The only P/S I would consider is a Canon G10.


----------



## Dave 330i (Jan 4, 2002)

jcatral14 said:


> The only P/S I would consider is a Canon G10.


A lot of money for a P/S.
http://www.dpreview.com/reviews/canong10/page24.asp


----------



## hts (Dec 19, 2001)

the g10 is hardly a p&s. here's dpr's review:

http://www.dpreview.com/reviews/Q408enthusiastgroup/page13.asp

panny lx3.


----------



## AndrewZ (Feb 1, 2006)

jcatral14 said:


> the only p/s i would consider is a canon g10.


+1


----------



## nate (Dec 24, 2001)

Thank you mods for burying my thread in a forum that no one reads. I didn't even know this existed until today!


----------



## jcatral14 (Aug 4, 2003)

nate said:


> Thank you mods for burying my thread in a forum that no one reads. I didn't even know this existed until today!

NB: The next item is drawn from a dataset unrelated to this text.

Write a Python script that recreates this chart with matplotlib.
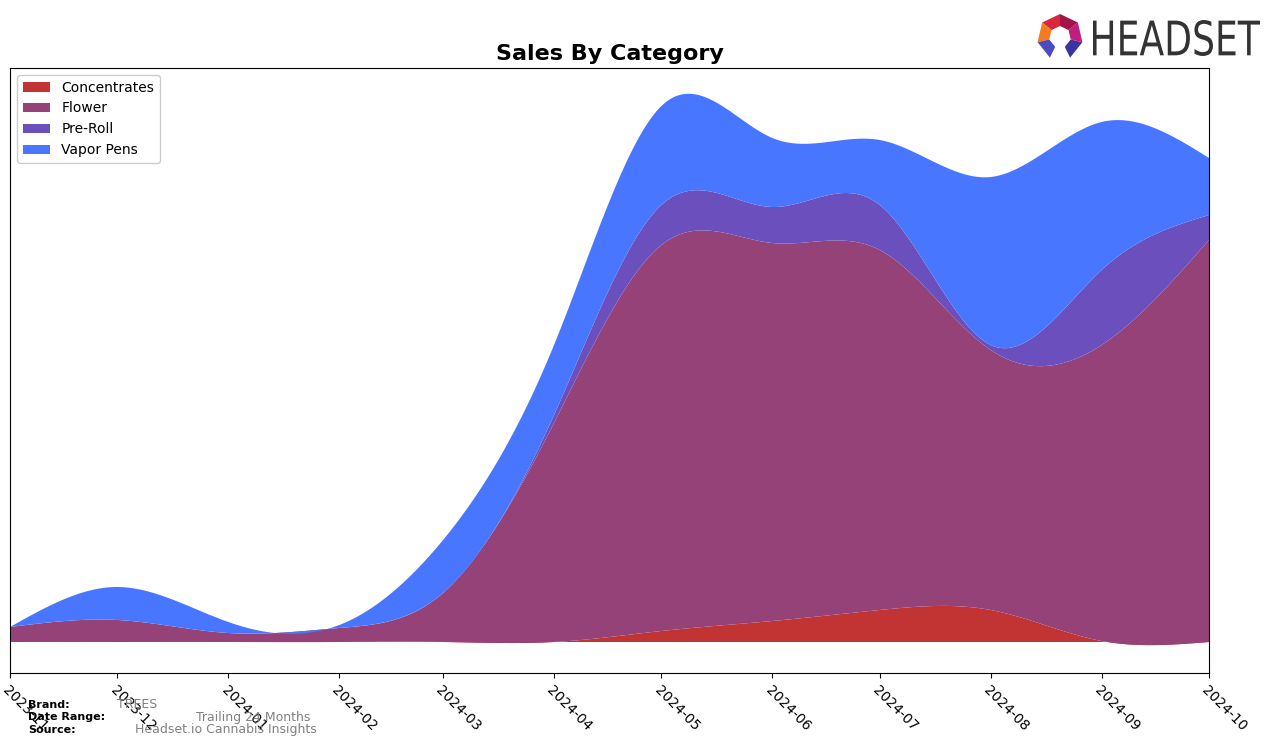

For that remark, your thread will now be moved to the Australian sub-forum in the Regional Forums :nono:


----------



## mathjak107 (Apr 1, 2006)

i really like the canon sd880.....


----------



## W.S. (Aug 29, 2006)

I will admit that I LOVE Canon Sd's. I started with the SD400 (5MP) and after I accidentally smashed the screen and I needed one quick I ordered the SD770 IS from Amazon and it has been wonderful. It works just like my old SD400 and all the buttons and menus are in the same place. It even has some great features that my old camera didn't. For the money it was a great buy and the pictures are fantastic!! I'm still planning to fix my old SD400 so that I have it, but I must say that the SD series are great easy to use cameras.

My 2 cents


----------



## chicagofan00 (Feb 10, 2008)

+1 to the Canon SD line of P&S.


----------



## metalgear (Jul 3, 2009)

*good cam*

hii..i think nikon;s D90 is the best camera aroud to start with...


----------



## Chris90 (Apr 7, 2003)

metalgear said:


> hii..i think nikon;s D90 is the best camera aroud to start with...


That'll fit in his pocket, then?


----------



## dadtorbn (Oct 3, 2003)

Chris90 said:


> That'll fit in his pocket, then?


I don't know Nate well enough to comment!


----------



## mullman (Jan 5, 2006)

This is a great travel camera, a little bigger than a P&S, and in good light can rival my D90.
Great brown or black travel case available as well.

Leica D-Lux 4

CameraPorn on Leica D-Lux 4, some G10 references

http://www.stuff.co.nz/travel/international/2526378/An-eye-on-the-world


----------